__Instructions to follow__.
Starting at the first line of the listing below, repeat each line up to and including the one containing "0.38, 0.045, 0.22];". Leave out pictures.

__Supplied material__.
------------------------------------
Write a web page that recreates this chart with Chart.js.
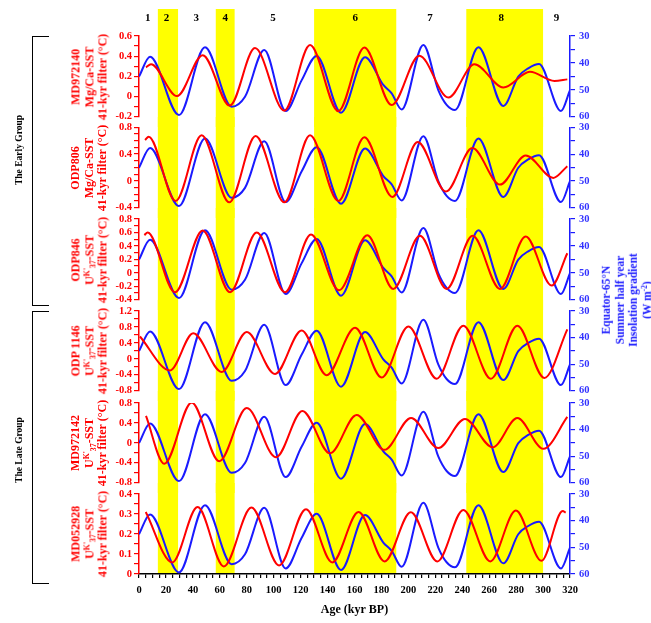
<!DOCTYPE html>
<html>
<head>
<meta charset="utf-8">
<script src="https://cdn.jsdelivr.net/npm/chart.js@4.4.0/dist/chart.umd.min.js"></script>
<style>
  body { margin: 0; background: #fff; }
  #lienzo { position: relative; width: 651px; height: 623px; overflow: hidden;
            font-family: 'Liberation Serif', 'DejaVu Serif', serif; font-weight: bold; }
  #lienzo canvas { position: absolute; left: 0; }
  .rot { position: absolute; white-space: nowrap; text-align: center;
         transform: translate(-50%, -50%) rotate(-90deg); }
  .rot sup { font-size: 0.65em; vertical-align: 0.55em; line-height: 0; }
  .rot sub { font-size: 0.65em; vertical-align: -0.3em; line-height: 0; }
  .estacion { color: #ff0000; font-size: 12px; line-height: 13.7px; }
  .grupo { color: #000; font-size: 9.5px; }
  .corchete { position: absolute; border: 1.6px solid #000; border-right: none; width: 16px; }
</style>
</head>
<body>
<div id="lienzo"></div>
<script>
// Gradiente de insolación Ecuador-65°N (W m-2), mismo en todos los paneles
const insolAge  = [0, 8.2, 29.7, 49, 68.8, 78.7, 93, 108.9, 120.8, 131.9, 150, 167.8, 181.4, 187.6, 195, 211.1, 222.2, 228.4, 234.6, 252, 270.5, 281.6, 289, 297, 313.3, 320];
const insolGrad = [45.1, 37.7, 59.4, 34.2, 56.3, 52.6, 35.2, 57.9, 46.4, 37.4, 58.5, 37.9, 48.2, 51.3, 57.3, 33.3, 50.1, 55.6, 57.5, 34.2, 56, 45.1, 42, 40.4, 57.9, 50.1];

// SST filtradas 41-kyr (°C)
const md972140Age = [5.2, 8.9, 28.2, 47.3, 67.4, 86.1, 107.9, 127, 148, 167.3, 187.6, 208.1, 229.7, 249, 270.5, 290.3, 308.4, 318];
const md972140Sst = [0.29, 0.32, 0.005, 0.41, -0.09, 0.48, -0.14, 0.51, -0.145, 0.485, -0.085, 0.405, -0.01, 0.32, 0.09, 0.245, 0.155, 0.17];

const odp806Age = [4.5, 7.2, 27.2, 46.5, 67, 86.6, 107.9, 127, 148, 167.3, 188.1, 206.9, 227.9, 247.5, 268, 287.1, 307.6, 318];
const odp806Sst = [0.61, 0.66, -0.30, 0.68, -0.32, 0.67, -0.32, 0.68, -0.30, 0.65, -0.24, 0.58, -0.16, 0.49, -0.055, 0.38, 0.045, 0.22];

const odp846Age = [4, 6.4, 26.7, 47.3, 67.6, 87.4, 108.4, 127.7, 148.5, 169.5, 188.8, 208.6, 228.4, 247.7, 268, 287.1, 306.4, 318];
const odp846Sst = [0.56, 0.60, -0.29, 0.63, -0.29, 0.60, -0.29, 0.57, -0.26, 0.56, -0.24, 0.55, -0.24, 0.55, -0.24, 0.54, -0.19, 0.29];

const odp1146Age = [0.7, 23, 40.3, 61.4, 80, 101, 120.8, 139.3, 160.4, 180.2, 200, 221, 240.8, 261.3, 280.9, 301, 318];
const odp1146Sst = [0.56, -0.29, 0.64, -0.33, 0.67, -0.38, 0.71, -0.41, 0.78, -0.47, 0.81, -0.50, 0.83, -0.50, 0.83, -0.48, 0.74];

const md972142Age = [5.2, 18.8, 39.1, 59.6, 80, 101.7, 121.3, 141.8, 161.6, 182.2, 202, 222.2, 242, 262.6, 280.9, 300.2, 318];
const md972142Sst = [0.54, -0.42, 0.81, -0.37, 0.70, -0.29, 0.64, -0.21, 0.56, -0.14, 0.50, -0.105, 0.48, -0.09, 0.50, -0.12, 0.52];

const md052928Age = [5, 24.7, 43.5, 63, 83.5, 104, 124, 143.5, 163, 182.3, 201.8, 221.5, 240.8, 260.8, 279.8, 298.8, 314.6, 316.8];
const md052928Sst = [0.31, 0.058, 0.335, 0.038, 0.332, 0.043, 0.324, 0.058, 0.31, 0.063, 0.309, 0.063, 0.32, 0.063, 0.317, 0.066, 0.315, 0.307];

// Estadios isotópicos marinos (MIS)
const misBands = [[14, 29], [57, 71], [130, 191], [243, 300]];
const misLabels = ['1', '2', '3', '4', '5', '6', '7', '8', '9'];
const misLabelAge = [6.5, 20.5, 42.5, 64, 99.5, 160.5, 216, 269, 310];

const fuente = "'Liberation Serif', 'DejaVu Serif', serif";
const ROJO = '#ff0000';
const AZUL = '#1a1aff';

const paneles = [
  { age: md972140Age, sst: md972140Sst, min: -0.2, max: 0.6, minor: 0.1, major: 0.2, top: 36, bottom: 117,
    nombre: ['MD972140', 'Mg/Ca-SST', '41-kyr filter (°C)'] },
  { age: odp806Age, sst: odp806Sst, min: -0.4, max: 0.8, minor: 0.1, major: 0.4, top: 127, bottom: 208,
    nombre: ['ODP806', 'Mg/Ca-SST', '41-kyr filter (°C)'] },
  { age: odp846Age, sst: odp846Sst, min: -0.4, max: 0.8, minor: 0.1, major: 0.2, top: 219, bottom: 300,
    nombre: ['ODP846', "U<sup>K'</sup><sub>37</sub>-SST", '41-kyr filter (°C)'] },
  { age: odp1146Age, sst: odp1146Sst, min: -0.8, max: 1.2, minor: 0.2, major: 0.4, top: 311, bottom: 391,
    nombre: ['ODP 1146', "U<sup>K'</sup><sub>37</sub>-SST", '41-kyr filter (°C)'] },
  { age: md972142Age, sst: md972142Sst, min: -0.8, max: 0.8, minor: 0.2, major: 0.4, top: 403, bottom: 483,
    nombre: ['MD972142', "U<sup>K'</sup><sub>37</sub>-SST", '41-kyr filter (°C)'] },
  { age: md052928Age, sst: md052928Sst, min: 0, max: 0.4, minor: 0.05, major: 0.1, top: 494, bottom: 574,
    nombre: ['MD052928', "U<sup>K'</sup><sub>37</sub>-SST", '41-kyr filter (°C)'] }
];

const esMayor = (v, paso) => Math.abs(v / paso - Math.round(v / paso)) < 1e-6;
const formato = v => String(Math.round(v * 100) / 100);

// Bandas amarillas de los estadios pares
const pluginBandas = {
  id: 'bandas',
  beforeDraw(chart, args, opts) {
    const { ctx, chartArea, scales } = chart;
    const fondo = opts.hastaAbajo ? chart.height : chartArea.bottom;
    ctx.save();
    ctx.fillStyle = '#ffff00';
    misBands.forEach(([a, b]) => {
      const x0 = scales.x.getPixelForValue(a);
      const x1 = scales.x.getPixelForValue(b);
      ctx.fillRect(x0, opts.top, x1 - x0, fondo - opts.top);
    });
    ctx.restore();
  },
  afterDraw(chart, args, opts) {
    if (!opts.etiquetas) return;
    const { ctx, scales } = chart;
    ctx.save();
    ctx.fillStyle = '#000';
    ctx.font = 'bold 11px ' + fuente;
    ctx.textAlign = 'center';
    ctx.textBaseline = 'middle';
    misLabels.forEach((t, k) => ctx.fillText(t, scales.x.getPixelForValue(misLabelAge[k]), 18));
    ctx.restore();
  }
};

const lienzo = document.getElementById('lienzo');

function crearPanel(p, i) {
  const ultimo = i === paneles.length - 1;
  const arriba = i === 0 ? 0 : paneles[i - 1].bottom;
  const abajo = ultimo ? 623 : p.bottom + 10;
  const canvas = document.createElement('canvas');
  canvas.width = 651;
  canvas.height = abajo - arriba;
  canvas.style.top = arriba + 'px';
  lienzo.appendChild(canvas);

  new Chart(canvas, {
    type: 'line',
    data: {
      datasets: [
        {
          data: p.age.map((a, k) => ({ x: a, y: p.sst[k] })),
          borderColor: ROJO, borderWidth: 2, pointRadius: 0,
          cubicInterpolationMode: 'monotone', yAxisID: 'y'
        },
        {
          data: insolAge.map((a, k) => ({ x: a, y: insolGrad[k] })),
          borderColor: AZUL, borderWidth: 2, pointRadius: 0,
          cubicInterpolationMode: 'monotone', yAxisID: 'y2'
        }
      ]
    },
    options: {
      responsive: false,
      animation: false,
      events: [],
      layout: { padding: { top: p.top - arriba, bottom: ultimo ? 0 : 10, left: 0, right: 0 } },
      plugins: {
        legend: { display: false },
        tooltip: { enabled: false },
        bandas: { top: i === 0 ? 9 : 0, etiquetas: i === 0, hastaAbajo: !ultimo }
      },
      scales: {
        x: {
          type: 'linear', min: 0, max: 320, display: ultimo,
          afterFit: s => { if (ultimo) s.height = 623 - p.bottom; },
          border: { color: '#000', width: 1.5 },
          grid: { drawOnChartArea: false, color: '#000', tickLength: 4, lineWidth: 1.2 },
          ticks: {
            stepSize: 5, autoSkip: false, maxRotation: 0, color: '#000', padding: 6,
            font: { family: fuente, size: 10.5, weight: 'bold' },
            callback: v => (v % 20 === 0 ? String(v) : '')
          },
          title: {
            display: true, text: 'Age (kyr BP)', color: '#000',
            font: { family: fuente, size: 12, weight: 'bold' },
            padding: { top: 0, bottom: 6 }
          }
        },
        y: {
          position: 'left', min: p.min, max: p.max,
          afterFit: s => { s.width = 139; },
          border: { color: ROJO, width: 1.5 },
          grid: { drawOnChartArea: false, color: ROJO, tickLength: 5, lineWidth: 1.2 },
          ticks: {
            stepSize: p.minor, autoSkip: false, color: ROJO, padding: 2,
            font: { family: fuente, size: 10.5, weight: 'bold' },
            callback: v => (esMayor(v, p.major) ? formato(v) : '')
          }
        },
        y2: {
          position: 'right', min: 30, max: 60, reverse: true,
          afterFit: s => { s.width = 81; },
          border: { color: AZUL, width: 1.5 },
          grid: { drawOnChartArea: false, color: AZUL, tickLength: 5, lineWidth: 1.2 },
          ticks: {
            stepSize: 5, autoSkip: false, color: '#3333ff', padding: 4,
            font: { family: fuente, size: 10.5, weight: 'bold' },
            callback: v => (v % 10 === 0 ? String(v) : '')
          }
        }
      }
    },
    plugins: [pluginBandas]
  });

  // Nombre del registro (texto rotado, en rojo)
  const etiqueta = document.createElement('div');
  etiqueta.className = 'rot estacion';
  etiqueta.innerHTML = p.nombre.join('<br>');
  etiqueta.style.left = '90px';
  etiqueta.style.top = ((p.top + p.bottom) / 2) + 'px';
  lienzo.appendChild(etiqueta);
}

paneles.forEach(crearPanel);

// Título del eje derecho
const tituloDer = document.createElement('div');
tituloDer.className = 'rot';
tituloDer.style.cssText += 'color:' + AZUL + ';font-size:11.5px;line-height:13.6px;left:627px;top:300px;';
tituloDer.innerHTML = 'Equator-65°N<br>Summer half year<br>Insolation gradient<br>(W m<sup>-2</sup>)';
lienzo.appendChild(tituloDer);

// Grupos y corchetes
[['The Early Group', 150, 36, 304], ['The Late Group', 450, 311, 582]].forEach(([texto, cy, y0, y1]) => {
  const g = document.createElement('div');
  g.className = 'rot grupo';
  g.textContent = texto;
  g.style.left = '19px';
  g.style.top = cy + 'px';
  lienzo.appendChild(g);
  const c = document.createElement('div');
  c.className = 'corchete';
  c.style.left = '32px';
  c.style.top = y0 + 'px';
  c.style.height = (y1 - y0) + 'px';
  lienzo.appendChild(c);
});
</script>
</body>
</html>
------------------------------------
__Result below__.
Write a web page that recreates this chart with Chart.js.
<!DOCTYPE html>
<html>
<head>
<meta charset="utf-8">
<script src="https://cdn.jsdelivr.net/npm/chart.js@4.4.0/dist/chart.umd.min.js"></script>
<style>
  body { margin: 0; background: #fff; }
  #lienzo { position: relative; width: 651px; height: 623px; overflow: hidden;
            font-family: 'Liberation Serif', 'DejaVu Serif', serif; font-weight: bold; }
  #lienzo canvas { position: absolute; left: 0; }
  .rot { position: absolute; white-space: nowrap; text-align: center;
         transform: translate(-50%, -50%) rotate(-90deg); }
  .rot sup { font-size: 0.65em; vertical-align: 0.55em; line-height: 0; }
  .rot sub { font-size: 0.65em; vertical-align: -0.3em; line-height: 0; }
  .estacion { color: #ff0000; font-size: 12px; line-height: 13.7px; }
  .grupo { color: #000; font-size: 9.5px; }
  .corchete { position: absolute; border: 1.6px solid #000; border-right: none; width: 16px; }
</style>
</head>
<body>
<div id="lienzo"></div>
<script>
// Gradiente de insolación Ecuador-65°N (W m-2), mismo en todos los paneles
const insolAge  = [0, 8.2, 29.7, 49, 68.8, 78.7, 93, 108.9, 120.8, 131.9, 150, 167.8, 181.4, 187.6, 195, 211.1, 222.2, 228.4, 234.6, 252, 270.5, 281.6, 289, 297, 313.3, 320];
const insolGrad = [45.1, 37.7, 59.4, 34.2, 56.3, 52.6, 35.2, 57.9, 46.4, 37.4, 58.5, 37.9, 48.2, 51.3, 57.3, 33.3, 50.1, 55.6, 57.5, 34.2, 56, 45.1, 42, 40.4, 57.9, 50.1];

// SST filtradas 41-kyr (°C)
const md972140Age = [5.2, 8.9, 28.2, 47.3, 67.4, 86.1, 107.9, 127, 148, 167.3, 187.6, 208.1, 229.7, 249, 270.5, 290.3, 308.4, 318];
const md972140Sst = [0.29, 0.32, 0.005, 0.41, -0.09, 0.48, -0.14, 0.51, -0.145, 0.485, -0.085, 0.405, -0.01, 0.32, 0.09, 0.245, 0.155, 0.17];

const odp806Age = [4.5, 7.2, 27.2, 46.5, 67, 86.6, 107.9, 127, 148, 167.3, 188.1, 206.9, 227.9, 247.5, 268, 287.1, 307.6, 318];
const odp806Sst = [0.61, 0.66, -0.30, 0.68, -0.32, 0.67, -0.32, 0.68, -0.30, 0.65, -0.24, 0.58, -0.16, 0.49, -0.055, 0.38, 0.045, 0.22];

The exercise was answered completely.